Afin d’accompagner les analyses de biomarqueurs réalisées dans la population des deux sites, des mesures et des prélèvements atmosphériques ont été effectués dans chacune des deux villes. Elles ont pour objectif d’évaluer précisément l’exposition des personnes pendant les prélèvements urinaires et sanguins. Les contaminants visés par l’étude INDEX ont été mesurés dans les particules (HAP, PCB, PCDD/F, métaux prélevés sur filtre à haut débit) et dans la phase gazeuse (HAP, PCB et PCDD/F sur mousses en polyuréthane-PUF et BTEX sur cartouches type Radiello®). De plus, l’évolution du nombre et de la taille des particules fines et ultrafines a été mesurée sur chaque site à l’aide d’appareils SMPS (Scanning Mobility Particle Sizer) afin d’évaluer l’impact de la taille des particules sur la contamination. Enfin, une mesure plus intégrée sur le temps a été effectuée par l’analyse de la bio-imprégnation des contaminants dans les lichens de chacune des deux zones. L’expérience acquise par l’Institut Écocitoyen sur cette zone permettra d’appréhender au mieux les résultats obtenus et leur incidence potentielle sur les analyses dans la population (Institut Écocitoyen pour la Connaissance des Pollutions, 2016).

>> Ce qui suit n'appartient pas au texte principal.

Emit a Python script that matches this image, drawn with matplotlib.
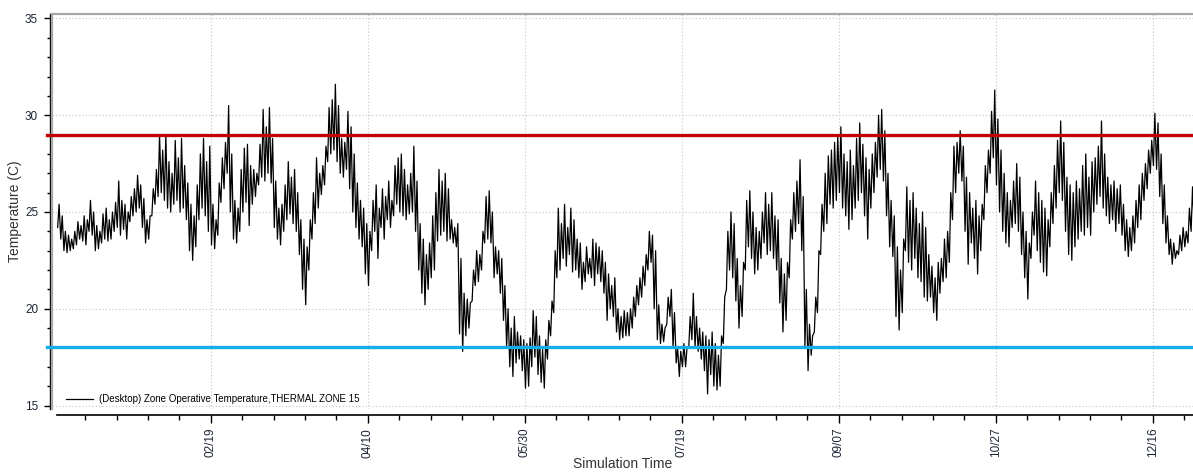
import numpy as np
import matplotlib.pyplot as plt
from matplotlib.ticker import MultipleLocator, FixedLocator
from matplotlib.transforms import ScaledTranslation

plt.rcParams['font.family'] = ['Liberation Sans', 'DejaVu Sans']

# daily maximum / minimum of the zone operative temperature (C), from Jan 1
day_hi = [
    25.4, 24.8, 24.0, 23.8, 23.6, 24.0, 24.5, 24.3, 24.8, 24.6,
    25.6, 25.0, 24.3, 24.0, 24.9, 25.2, 24.6, 25.0, 25.5, 26.6,
    25.6, 25.4, 25.0, 25.8, 26.2, 26.9, 26.4, 25.7, 24.6, 24.8,
    26.2, 27.2, 29.0, 28.2, 29.0, 27.6, 27.0, 28.7, 27.8, 28.8,
    27.4, 26.5, 25.4, 24.8, 26.4, 28.0, 28.8, 27.6, 28.4, 25.4,
    24.6, 26.5, 27.8, 28.6, 30.5, 28.0, 25.6, 25.2, 27.2, 28.3,
    28.5, 27.4, 27.2, 27.0, 28.5, 30.3, 29.4, 30.4, 28.8, 26.6,
    25.2, 25.4, 26.4, 27.6, 26.8, 27.2, 26.0, 24.6, 23.6, 23.2,
    24.6, 26.0, 27.8, 27.0, 27.4, 28.4, 30.4, 30.8, 31.6, 30.5,
    28.8, 28.6, 30.2, 29.4, 28.0, 26.5, 25.6, 25.2, 24.4, 24.0,
    25.6, 26.4, 25.2, 26.2, 25.8, 26.6, 25.6, 27.4, 27.8, 28.0,
    27.2, 26.4, 27.0, 28.4, 26.6, 24.4, 23.6, 22.8, 23.4, 24.8,
    26.0, 27.2, 26.6, 27.0, 26.2, 24.6, 24.2, 24.4, 22.6, 20.8,
    20.5, 20.3, 22.0, 23.0, 22.8, 24.0, 25.8, 26.1, 25.0, 23.2,
    23.0, 22.6, 21.2, 20.0, 19.0, 19.6, 18.8, 18.6, 18.4, 18.2,
    18.5, 19.9, 19.6, 18.6, 17.9, 18.4, 19.4, 20.4, 23.0, 25.2,
    24.4, 25.4, 24.2, 25.2, 24.6, 23.6, 23.4, 22.4, 23.2, 22.6,
    23.6, 23.4, 23.2, 23.0, 22.4, 21.8, 21.2, 21.6, 20.0, 19.6,
    19.9, 19.8, 20.0, 20.6, 21.2, 21.6, 22.2, 22.8, 24.0, 23.8,
    23.0, 20.2, 19.2, 19.0, 20.6, 21.0, 19.8, 18.0, 17.8, 18.2,
    18.0, 19.6, 20.8, 19.6, 19.0, 18.8, 18.6, 18.4, 18.8, 18.2,
    17.6, 18.6, 20.6, 24.0, 25.0, 24.4, 22.6, 21.2, 22.4, 25.6,
    26.1, 25.0, 24.2, 24.0, 25.0, 26.0, 25.4, 26.0, 24.8, 24.6,
    22.6, 21.8, 22.4, 24.6, 26.0, 26.6, 27.7, 25.8, 21.0, 19.2,
    18.6, 20.6, 23.0, 25.4, 27.0, 27.9, 28.2, 28.6, 29.0, 29.4,
    28.0, 27.6, 28.2, 27.4, 28.8, 29.6, 28.5, 27.8, 27.2, 28.0,
    28.6, 30.0, 30.3, 29.2, 27.0, 25.6, 24.8, 23.2, 22.0, 23.6,
    26.3, 25.6, 26.0, 25.2, 24.4, 25.0, 24.2, 22.8, 22.2, 21.6,
    22.4, 22.6, 23.6, 24.0, 26.0, 28.4, 28.6, 29.2, 28.4, 26.8,
    26.0, 25.2, 25.6, 24.8, 25.4, 27.4, 28.2, 30.2, 31.3, 29.8,
    28.2, 27.0, 26.0, 25.6, 26.6, 27.5, 26.8, 25.0, 24.0, 23.4,
    25.0, 26.6, 26.0, 25.6, 25.2, 24.6, 26.0, 27.4, 28.7, 29.7,
    28.6, 26.8, 26.4, 26.0, 26.6, 26.2, 27.4, 28.0, 26.8, 27.6,
    27.8, 28.4, 29.7, 28.0, 26.8, 26.4, 26.6, 26.2, 26.4, 25.4,
    24.6, 24.2, 24.8, 25.6, 26.4, 27.0, 27.5, 28.2, 28.7, 30.1,
    29.6, 28.0, 26.4, 24.8, 23.6, 23.4, 23.0, 23.8, 24.2, 24.0,
    25.2, 26.3, 25.8,
]
day_lo = [
    24.2, 23.6, 23.0, 22.9, 23.0, 23.1, 23.3, 23.6, 23.5, 23.3,
    24.0, 23.8, 23.0, 23.1, 23.4, 23.6, 23.5, 23.6, 24.0, 24.2,
    23.8, 24.1, 23.6, 24.5, 24.8, 25.0, 25.2, 24.2, 23.4, 23.6,
    24.8, 25.4, 25.8, 26.0, 25.6, 25.2, 25.0, 25.4, 25.6, 25.0,
    25.2, 24.6, 23.0, 22.5, 23.2, 24.6, 25.2, 24.8, 24.0, 23.3,
    23.1, 23.8, 25.5, 26.2, 27.0, 25.0, 23.6, 23.4, 24.0, 25.0,
    25.5, 24.3, 25.4, 25.8, 26.4, 26.8, 26.6, 27.0, 26.5, 24.2,
    23.6, 23.3, 24.0, 24.6, 24.9, 24.4, 24.0, 22.8, 21.0, 20.2,
    22.0, 23.6, 24.4, 25.2, 25.9, 26.4, 27.6, 28.0, 28.2, 27.6,
    27.0, 26.8, 27.2, 26.2, 25.0, 24.2, 23.6, 23.2, 21.8, 21.2,
    23.0, 24.0, 22.6, 24.2, 23.6, 24.6, 24.2, 24.8, 25.4, 25.0,
    24.8, 24.6, 24.9, 25.0, 24.0, 22.0, 20.8, 20.2, 21.0, 21.6,
    22.0, 23.5, 23.8, 24.0, 23.5, 23.6, 23.4, 23.2, 18.7, 17.8,
    18.6, 19.0, 20.4, 21.2, 21.4, 22.0, 23.4, 23.6, 23.4, 21.6,
    21.8, 20.8, 19.4, 18.0, 17.0, 16.5, 17.2, 17.4, 16.8, 15.9,
    16.0, 17.0, 17.5, 16.6, 16.2, 15.9, 17.4, 18.6, 19.8, 21.6,
    22.0, 22.6, 22.2, 22.8, 21.9, 22.0, 21.6, 21.0, 21.4, 21.8,
    21.6, 21.2, 21.8, 21.4, 20.8, 19.4, 20.0, 19.6, 18.8, 18.4,
    18.5, 18.6, 18.6, 19.0, 19.6, 20.2, 20.6, 21.2, 22.0, 22.4,
    20.0, 18.4, 18.2, 18.3, 19.2, 19.6, 18.0, 17.2, 16.5, 17.0,
    17.0, 18.0, 18.4, 18.0, 17.8, 17.4, 16.8, 15.6, 16.6, 16.0,
    15.8, 16.0, 18.2, 21.0, 22.0, 21.6, 20.4, 19.0, 19.6, 22.0,
    23.2, 22.6, 21.8, 22.0, 22.6, 23.4, 22.8, 23.0, 22.6, 22.0,
    20.3, 18.8, 19.4, 21.6, 23.6, 24.0, 24.4, 23.0, 18.0, 16.8,
    17.6, 18.8, 19.8, 22.8, 24.0, 24.4, 25.4, 25.2, 25.6, 26.0,
    25.2, 24.8, 24.1, 24.6, 25.2, 25.6, 26.0, 24.8, 23.6, 25.2,
    26.0, 26.8, 27.2, 26.6, 24.8, 23.2, 22.7, 19.6, 18.9, 19.8,
    23.0, 22.4, 22.0, 22.6, 21.6, 21.4, 20.6, 20.4, 20.6, 19.8,
    19.4, 20.8, 21.4, 21.6, 22.4, 24.6, 26.0, 27.0, 26.6, 24.0,
    22.3, 23.4, 22.6, 21.8, 23.0, 24.6, 26.0, 27.0, 27.8, 26.4,
    25.0, 24.0, 23.4, 23.2, 24.2, 24.4, 24.0, 22.8, 21.6, 20.5,
    22.6, 23.8, 23.0, 22.4, 21.9, 21.7, 23.2, 24.4, 25.2, 26.0,
    25.6, 24.0, 22.8, 22.5, 23.2, 23.6, 24.0, 23.8, 24.2, 23.8,
    25.0, 25.4, 25.8, 25.2, 24.8, 24.4, 24.6, 24.0, 24.4, 23.8,
    23.0, 22.7, 23.0, 23.4, 24.2, 24.6, 25.6, 26.2, 27.0, 27.4,
    27.2, 25.8, 24.4, 23.4, 22.8, 22.3, 22.6, 22.8, 23.0, 23.2,
    23.4, 24.0, 24.2,
]

tick_days = [49, 99, 149, 199, 249, 299, 349]
tick_labels = ['02/19', '04/10', '05/30', '07/19', '09/07', '10/27', '12/16']
upper_limit = 29.0
lower_limit = 18.0

# night minimum then afternoon maximum for every day
days = np.arange(len(day_hi))
t = np.column_stack([days + 0.2, days + 0.65]).ravel()
temp = np.column_stack([day_lo, day_hi]).ravel()

fig = plt.figure(figsize=(11.93, 4.73), dpi=100)
ax = fig.add_axes([52 / 1193, 1 - 409 / 473, 1141 / 1193, 395 / 473])

ax.plot(t, temp, color='black', lw=0.9, zorder=2,
        label='(Desktop) Zone Operative Temperature,THERMAL ZONE 15')
ax.axhline(upper_limit, color='#c00000', lw=2.4, xmin=-0.004, clip_on=False, zorder=3)
ax.axhline(lower_limit, color='#16aee6', lw=2.4, xmin=-0.004, clip_on=False, zorder=3)

ax.set_xlim(-1.6, 361.8)
ax.set_ylim(14.82, 35.23)

# frame: grey box on top/left, black axis lines offset outside it
for s in ['top', 'left']:
    ax.spines[s].set_color('#a8a8a8')
    ax.spines[s].set_linewidth(1.6)
ax.spines['right'].set_visible(False)
ax.spines['bottom'].set_position(('outward', 4))
ax.spines['bottom'].set_bounds(0, 362)
ax.spines['bottom'].set_linewidth(1.2)
shift = ScaledTranslation(-2 / 100, 0, fig.dpi_scale_trans)
ax.plot([0, 0], [0, 1], transform=ax.transAxes + shift,
        color='black', lw=1, clip_on=False)

ax.xaxis.set_major_locator(FixedLocator(tick_days))
ax.set_xticklabels(tick_labels, rotation=90, fontsize=8.5, color='#1c2434')
ax.xaxis.set_minor_locator(FixedLocator([d for d in range(9, 362, 10) if d not in tick_days]))
ax.yaxis.set_major_locator(MultipleLocator(5))
ax.yaxis.set_minor_locator(MultipleLocator(1))
ax.tick_params(axis='both', which='major', length=6, width=1, color='black')
ax.tick_params(axis='both', which='minor', length=3.5, width=1, color='black')
ax.tick_params(axis='y', which='both', pad=4)
ax.tick_params(axis='y', labelsize=8.5, labelcolor='#1c2434')

ax.grid(True, which='major', color='#c4c4c4', linestyle=(0, (1, 2)), lw=0.8)
ax.grid(False, which='minor')
ax.set_axisbelow(True)

ax.set_xlabel('Simulation Time', fontsize=10, color='#333333')
ax.xaxis.set_label_coords(0.5, -0.122)
ax.set_ylabel('Temperature (C)', fontsize=10, color='#333333')
ax.yaxis.set_label_coords(-0.026, 0.5)

ax.legend(loc='lower left', frameon=False, fontsize=7, handlelength=2.8,
          handletextpad=0.6, borderaxespad=0.3, borderpad=0.2,
          bbox_to_anchor=(0.008, 0.0))

fig.savefig('out.png', dpi=100)
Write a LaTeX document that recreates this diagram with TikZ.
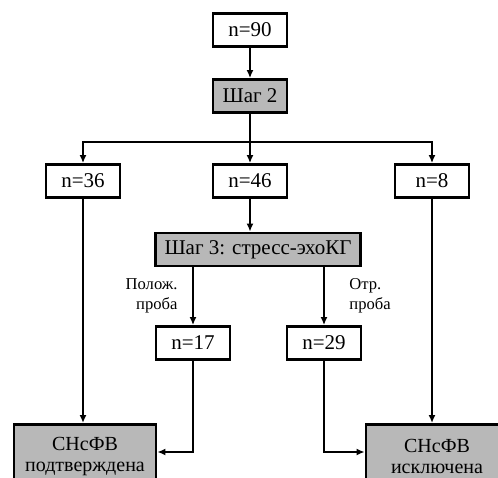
\documentclass[tikz,border=0pt]{standalone}
\usepackage{fontspec}
\setmainfont{Liberation Serif}
\usetikzlibrary{arrows.meta}

\begin{document}
\begin{tikzpicture}[x=0.5pt,y=-0.5pt,>={Latex[length=4pt,width=3.5pt]},
    box/.style={draw,line width=1.4pt,minimum width=37pt,minimum height=16.5pt,inner sep=0pt,font=\fontsize{10.5}{12}\selectfont},
    graybox/.style={box,fill=black!28},
    result/.style={graybox,minimum width=71pt,minimum height=32pt,align=center,anchor=north,
      font=\fontsize{10}{10.5}\selectfont},
    flow/.style={line width=0.8pt},
    note/.style={font=\fontsize{8.3}{10}\selectfont,align=left}]
      \useasboundingbox (0,0) rectangle (498,477);
      \clip (0,0) rectangle (498,477);
      \node[box] (n90) at (250,30) {n=90};
      \node[graybox] (step2) at (250,96) {Шаг 2};
      \coordinate (split) at (250,142);
      \node[box] (n36) at (83,181) {n=36};
      \node[box] (n46) at (250,181) {n=46};
      \node[box] (n8) at (432,181) {n=8};
      \node[graybox,minimum width=102.5pt] (step3) at (258,249.5) {Шаг 3: стресс-эхоКГ};
      \node[box] (n17) at (193,343) {n=17};
      \node[box] (n29) at (324,343) {n=29};
      \node[result] (yes) at (85,423) {СНсФВ\\подтверждена};
      \node[result] (no) at (437,423) {СНсФВ\\исключена};
      \draw[->,flow] (n90) -- (step2);
      \draw[flow] (step2) -- (split);
      \draw[->,flow] (split) -| (n36);
      \draw[->,flow] (split) -- (n46);
      \draw[->,flow] (split) -| (n8);
      \draw[->,flow] (n46) -- (n46 |- step3.north);
      \draw[->,flow] (step3.south -| n17) -- node[note,left=4pt,align=right] {Полож.\\проба} (n17);
      \draw[->,flow] (step3.south -| n29) -- node[note,right=9pt] {Отр.\\проба} (n29);
      %
      \draw[->,flow] (n36) -- (n36 |- yes.north);
      \draw[->,flow] (n8) -- (n8 |- no.north);
      \draw[->,flow] (n17) |- (yes.east |- 0,452);
      \draw[->,flow] (n29) |- (no.west |- 0,452);
\end{tikzpicture}
\end{document}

Au final, cette étude devrait permettre de faire progresser les connaissances en matière d’exposition des populations aux polluants d’origine industrielle. C’est en effet la première étude en France qui mesure plus de 50 biomarqueurs dans un contexte de pollution locale. Mais elle permettra également d’améliorer les politiques publiques en matière de santé et de protection de l’environnement. Savoir si les habitants de Fos sont surexposés aux polluants, et si tel est le cas, à quels polluants par rapport à une zone témoin, est primordial pour le ciblage d’éventuelles études épidémiologiques et la préconisation de réductions d’émissions.